Charts and diagrams as code
┄┄┄┄┄┄┄┄┄┄

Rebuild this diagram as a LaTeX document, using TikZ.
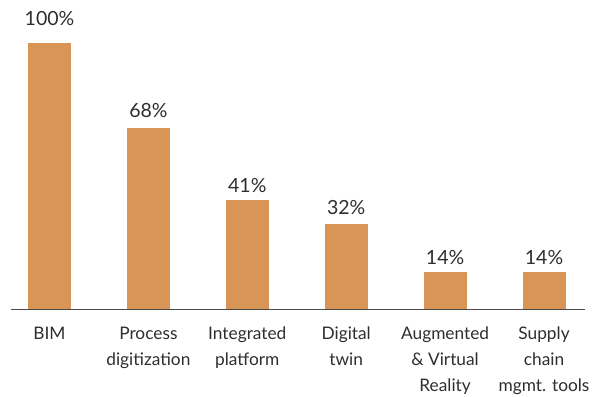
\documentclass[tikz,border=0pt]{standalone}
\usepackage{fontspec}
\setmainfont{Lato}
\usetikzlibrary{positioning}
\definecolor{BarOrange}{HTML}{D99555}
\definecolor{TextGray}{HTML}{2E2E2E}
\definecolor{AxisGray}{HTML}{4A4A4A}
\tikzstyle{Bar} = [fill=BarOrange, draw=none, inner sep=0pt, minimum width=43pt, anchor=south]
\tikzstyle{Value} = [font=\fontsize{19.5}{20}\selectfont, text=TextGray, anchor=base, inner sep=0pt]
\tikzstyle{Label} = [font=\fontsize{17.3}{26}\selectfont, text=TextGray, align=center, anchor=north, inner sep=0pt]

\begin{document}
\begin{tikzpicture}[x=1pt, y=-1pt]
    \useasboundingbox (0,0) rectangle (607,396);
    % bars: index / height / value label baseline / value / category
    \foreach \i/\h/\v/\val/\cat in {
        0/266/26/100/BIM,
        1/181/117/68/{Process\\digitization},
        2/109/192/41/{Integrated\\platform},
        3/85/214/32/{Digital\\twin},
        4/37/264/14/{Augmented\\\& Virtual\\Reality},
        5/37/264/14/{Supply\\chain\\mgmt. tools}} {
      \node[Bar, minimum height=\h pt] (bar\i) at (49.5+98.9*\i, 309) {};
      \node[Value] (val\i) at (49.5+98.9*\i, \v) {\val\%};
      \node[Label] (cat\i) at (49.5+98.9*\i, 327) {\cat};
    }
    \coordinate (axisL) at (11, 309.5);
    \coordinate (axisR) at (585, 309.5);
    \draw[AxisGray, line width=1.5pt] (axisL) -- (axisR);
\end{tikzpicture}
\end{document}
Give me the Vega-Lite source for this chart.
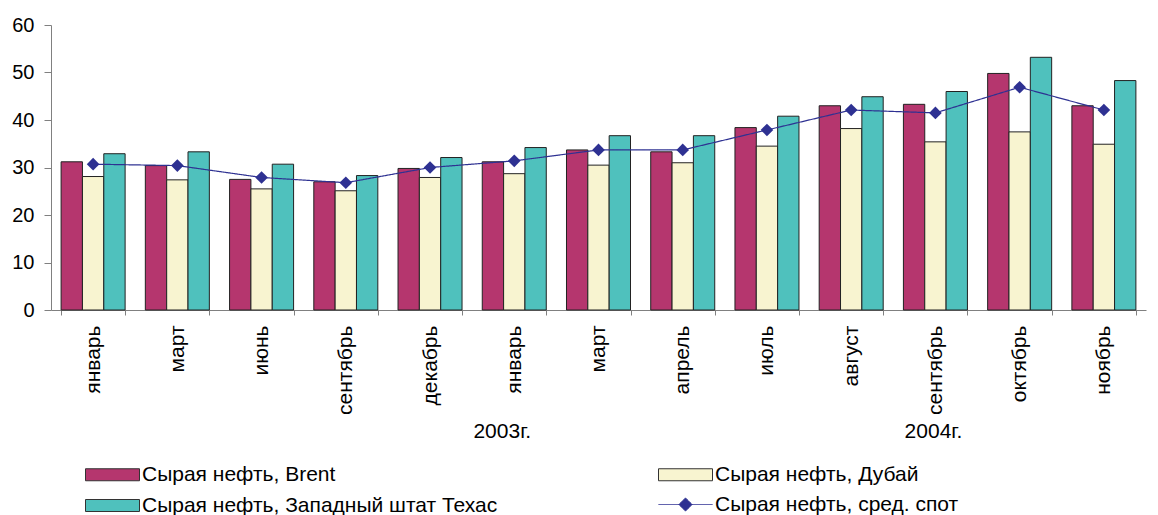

┄┄┄┄┄┄┄┄┄┄

§ INSTRUCTIONS FOR THE TASK:
Make an exact copy of the listing above. Do not include the pictures.

§ SOLUTION FOR THIS PROBLEM:
Rebuild this diagram as a LaTeX document, using TikZ.
\documentclass[tikz,border=0pt]{standalone}
\usepackage{fontspec}
\setmainfont{Lato}
\usetikzlibrary{positioning}
\definecolor{BarOrange}{HTML}{D99555}
\definecolor{TextGray}{HTML}{2E2E2E}
\definecolor{AxisGray}{HTML}{4A4A4A}
\tikzstyle{Bar} = [fill=BarOrange, draw=none, inner sep=0pt, minimum width=43pt, anchor=south]
\tikzstyle{Value} = [font=\fontsize{19.5}{20}\selectfont, text=TextGray, anchor=base, inner sep=0pt]
\tikzstyle{Label} = [font=\fontsize{17.3}{26}\selectfont, text=TextGray, align=center, anchor=north, inner sep=0pt]

\begin{document}
\begin{tikzpicture}[x=1pt, y=-1pt]
    \useasboundingbox (0,0) rectangle (607,396);
    % bars: index / height / value label baseline / value / category
    \foreach \i/\h/\v/\val/\cat in {
        0/266/26/100/BIM,
        1/181/117/68/{Process\\digitization},
        2/109/192/41/{Integrated\\platform},
        3/85/214/32/{Digital\\twin},
        4/37/264/14/{Augmented\\\& Virtual\\Reality},
        5/37/264/14/{Supply\\chain\\mgmt. tools}} {
      \node[Bar, minimum height=\h pt] (bar\i) at (49.5+98.9*\i, 309) {};
      \node[Value] (val\i) at (49.5+98.9*\i, \v) {\val\%};
      \node[Label] (cat\i) at (49.5+98.9*\i, 327) {\cat};
    }
    \coordinate (axisL) at (11, 309.5);
    \coordinate (axisR) at (585, 309.5);
    \draw[AxisGray, line width=1.5pt] (axisL) -- (axisR);
\end{tikzpicture}
\end{document}
Give me the Vega-Lite source for this chart.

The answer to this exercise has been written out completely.